The harbour at Mullion Cove was built in the late 19th century as a response to the sharp decline in the pilchard industry. With the help of their new harbour, local fishermen turned successfully to crab pots and lobster pots, an activity that continues today. However, the fate of the harbour hangs in the balance. Because of Mullion's location, facing right into the teeth of winter south-westerly storms, the harbour walls cost a huge amount of money to maintain (around £1 million was spent over the past ten years), and it is an expense that the National Trust are finding increasingly difficult to justify.
The wild coastal scenery of Predannack Cliff has been lately much improved by the introduction of cattle and Shetland ponies. A huge increase in floral diversity has been recorded, and the occasional chance meeting with one of these animals as you walk the path seems a small price to pay for maintaining native wild plants that may otherwise be lost. Look out for the cliff waterfall at Ogo-dour Cove.
The path cuts across the neck of Vellan Head, although it is well worth a detour for the great views. The cliffs here are ideal for walking; flat, high and dramatic. At Pigeon Ogo sheer walls plunge 200 feet. 'The Horse' is an impressive jagged ridge, and The Rill has a place in the history books. It was from here that the Cornish received their first warning of the arrival of the Spanish Armada.
When Tennyson visited Kynanance Cove in the mid 19th century he was struck by the 'glorious grass green monsters of waves'. Little has changed. A gorgeous white sandy beach with clear turquoise waters is backed by cliffs riddled with arches, caves, stacks and blow holes. An outcrop of Serpentine Rock begins here and it is this quirk of geology that truly gives the Lizard Point its distinctive character. Labelled 'Serpentine' because it resembles snakeskin when wet, this is the largest outcrop of his unusual ancient igneous rock in the country. In Cornish the name Kynance (kew nans) means ravine, and to the west of the cove a series of interconnected caves, only explorable at low tide, are a dramatic testimony to centuries of coastal erosion.

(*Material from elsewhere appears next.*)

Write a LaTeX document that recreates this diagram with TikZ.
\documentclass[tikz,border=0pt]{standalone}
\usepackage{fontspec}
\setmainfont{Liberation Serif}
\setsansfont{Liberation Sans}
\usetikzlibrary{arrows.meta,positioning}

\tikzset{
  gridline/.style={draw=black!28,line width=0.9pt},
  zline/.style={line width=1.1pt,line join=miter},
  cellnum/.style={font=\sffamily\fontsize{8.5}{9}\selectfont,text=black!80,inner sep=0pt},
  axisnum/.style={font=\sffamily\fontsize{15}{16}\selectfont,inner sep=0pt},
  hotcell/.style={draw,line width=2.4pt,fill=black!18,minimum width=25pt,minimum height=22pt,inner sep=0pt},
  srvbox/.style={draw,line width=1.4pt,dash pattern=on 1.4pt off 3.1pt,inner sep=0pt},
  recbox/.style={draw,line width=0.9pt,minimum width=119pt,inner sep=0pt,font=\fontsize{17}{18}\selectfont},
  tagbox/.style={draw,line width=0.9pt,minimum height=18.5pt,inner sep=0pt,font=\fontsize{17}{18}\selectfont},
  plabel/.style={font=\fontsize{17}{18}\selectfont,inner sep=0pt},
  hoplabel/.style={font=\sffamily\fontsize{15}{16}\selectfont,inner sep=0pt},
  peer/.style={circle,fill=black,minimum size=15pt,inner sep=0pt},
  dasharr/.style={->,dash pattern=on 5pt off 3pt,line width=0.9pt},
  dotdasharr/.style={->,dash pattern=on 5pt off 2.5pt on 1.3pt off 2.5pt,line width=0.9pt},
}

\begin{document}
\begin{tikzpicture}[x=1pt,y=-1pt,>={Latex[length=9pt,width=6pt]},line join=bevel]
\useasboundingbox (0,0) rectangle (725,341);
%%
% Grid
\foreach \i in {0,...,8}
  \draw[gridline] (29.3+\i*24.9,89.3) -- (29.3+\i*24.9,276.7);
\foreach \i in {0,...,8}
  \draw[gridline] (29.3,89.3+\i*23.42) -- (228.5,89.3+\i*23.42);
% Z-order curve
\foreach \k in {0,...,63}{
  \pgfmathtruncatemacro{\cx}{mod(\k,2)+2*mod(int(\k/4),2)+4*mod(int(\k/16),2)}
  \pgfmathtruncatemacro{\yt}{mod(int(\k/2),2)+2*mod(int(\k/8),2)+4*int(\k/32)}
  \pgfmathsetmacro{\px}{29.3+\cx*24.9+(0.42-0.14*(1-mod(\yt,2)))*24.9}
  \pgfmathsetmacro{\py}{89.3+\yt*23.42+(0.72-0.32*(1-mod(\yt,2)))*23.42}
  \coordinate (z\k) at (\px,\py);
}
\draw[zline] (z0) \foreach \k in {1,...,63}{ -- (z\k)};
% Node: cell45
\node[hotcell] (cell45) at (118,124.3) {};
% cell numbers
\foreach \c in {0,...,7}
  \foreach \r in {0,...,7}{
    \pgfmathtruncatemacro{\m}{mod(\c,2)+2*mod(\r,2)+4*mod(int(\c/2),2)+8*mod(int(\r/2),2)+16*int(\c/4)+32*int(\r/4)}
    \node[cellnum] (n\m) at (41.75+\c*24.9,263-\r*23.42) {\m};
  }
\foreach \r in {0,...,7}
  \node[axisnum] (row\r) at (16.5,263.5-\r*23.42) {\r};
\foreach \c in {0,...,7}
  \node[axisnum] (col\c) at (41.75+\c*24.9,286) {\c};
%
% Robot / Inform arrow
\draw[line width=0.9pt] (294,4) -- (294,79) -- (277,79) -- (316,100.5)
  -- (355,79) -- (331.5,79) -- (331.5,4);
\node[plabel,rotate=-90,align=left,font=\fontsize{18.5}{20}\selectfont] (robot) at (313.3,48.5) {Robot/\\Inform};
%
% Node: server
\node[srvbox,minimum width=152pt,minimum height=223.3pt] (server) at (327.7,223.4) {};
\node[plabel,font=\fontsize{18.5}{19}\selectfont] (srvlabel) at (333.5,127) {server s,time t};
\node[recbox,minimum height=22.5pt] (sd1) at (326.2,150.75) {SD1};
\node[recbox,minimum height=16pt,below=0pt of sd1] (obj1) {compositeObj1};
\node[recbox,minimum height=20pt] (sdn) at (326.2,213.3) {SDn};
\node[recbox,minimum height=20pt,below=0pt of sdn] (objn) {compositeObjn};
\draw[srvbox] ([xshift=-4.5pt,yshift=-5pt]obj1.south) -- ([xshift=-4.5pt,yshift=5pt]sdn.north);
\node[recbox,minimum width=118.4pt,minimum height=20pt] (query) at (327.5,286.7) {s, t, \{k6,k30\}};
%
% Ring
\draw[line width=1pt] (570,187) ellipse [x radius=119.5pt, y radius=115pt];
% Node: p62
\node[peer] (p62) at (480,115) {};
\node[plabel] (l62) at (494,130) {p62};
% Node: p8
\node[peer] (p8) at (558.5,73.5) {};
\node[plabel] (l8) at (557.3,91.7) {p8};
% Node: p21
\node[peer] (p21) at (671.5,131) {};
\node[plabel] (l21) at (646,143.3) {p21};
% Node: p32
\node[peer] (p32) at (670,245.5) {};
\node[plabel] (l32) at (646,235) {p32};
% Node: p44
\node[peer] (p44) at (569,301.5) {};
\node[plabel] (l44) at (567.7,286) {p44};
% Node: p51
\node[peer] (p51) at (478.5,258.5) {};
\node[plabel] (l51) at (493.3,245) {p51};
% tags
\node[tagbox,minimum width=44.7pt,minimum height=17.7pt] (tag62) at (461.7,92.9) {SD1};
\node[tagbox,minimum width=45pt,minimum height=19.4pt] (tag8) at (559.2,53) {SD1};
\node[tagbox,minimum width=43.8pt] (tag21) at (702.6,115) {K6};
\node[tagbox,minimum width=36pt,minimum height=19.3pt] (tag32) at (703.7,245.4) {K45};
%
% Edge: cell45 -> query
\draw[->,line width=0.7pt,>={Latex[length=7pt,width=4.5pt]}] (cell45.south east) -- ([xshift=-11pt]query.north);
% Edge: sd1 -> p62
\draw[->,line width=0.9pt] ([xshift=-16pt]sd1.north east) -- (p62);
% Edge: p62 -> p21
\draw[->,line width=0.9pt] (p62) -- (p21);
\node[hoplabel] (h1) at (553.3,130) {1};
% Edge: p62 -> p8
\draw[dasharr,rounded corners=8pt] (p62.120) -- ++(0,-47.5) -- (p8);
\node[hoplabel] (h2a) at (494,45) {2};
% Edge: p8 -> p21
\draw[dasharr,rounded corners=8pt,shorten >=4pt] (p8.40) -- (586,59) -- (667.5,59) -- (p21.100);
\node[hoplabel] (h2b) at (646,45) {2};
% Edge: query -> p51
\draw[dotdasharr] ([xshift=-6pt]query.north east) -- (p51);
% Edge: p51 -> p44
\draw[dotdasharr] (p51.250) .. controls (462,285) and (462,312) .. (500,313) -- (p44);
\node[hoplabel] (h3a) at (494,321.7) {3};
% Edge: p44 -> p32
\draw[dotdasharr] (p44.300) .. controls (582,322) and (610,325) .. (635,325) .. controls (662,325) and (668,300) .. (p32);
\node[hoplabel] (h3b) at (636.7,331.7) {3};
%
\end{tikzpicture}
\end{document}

The path continues through the delightful pistol meadow, where there are more hillocks formed by the mass burial of drowned sailors, and on along the cliffs to Lizard Point. This is the furthest south you can go in Britain, but it is almost the exact opposite of the other Land's End (the furthest south-west you can go) except in geographical extremes. Bought by the National Trust in 1991, Lizard Point is home to two cafes, a small shop and two serpentine workshops, as well as an extremely well-located youth hostel.
Poltrean Cove is closely followed by the Lion's Den, a dramatic conical hole in the cliff top created by a collapsed sea cave in 1847.
After Bumble Rock, Housel Bay and Housel Cove comes the Marconi Wireless Station. It was here that Marconi tested the technology for his successful transatlantic transmission from Poldhu. Not far away, around Bass Point, is yet another testament to the Lizard's historical involvement with communications technology. The Lloyd's signal station was set up by Fox and Co. shipping agents in 1872, and handled the landing of the 460-mile Bilbao Submarine Telegraph cable.
At the aptly-named Devil's Frying Pan, the brave amongst you can go over the top of this exposed natural arch and then climb down to the bottom of the pit. Alternatively go down the steps, across the car park and out the other end to pick up the path again.
Cadgwith comes with refreshments and a nice beach. To find the path again go up the hill and turn right just after Veneth Cottage. On past Enys Head and through the golf course until you reach Kennack Sands, where there are seasonal cafes. The path leads along the top of the two beaches, or you can walk along the sand at low tide. Make sure to take the smaller, coastal path, and not the larger path that leads inland at the end of the beach.
Carrick Luz leads to a dramatic descent and ascent at Downas Cove. At Black Head there are stunning views along the whole of the South Cornish Coast.
On to Coverack, a small and appealing place that gets very busy in the summer. Coverack marks the half-way point of the entire coast path, and a short walk along the cliff top will bring you to St Keverne.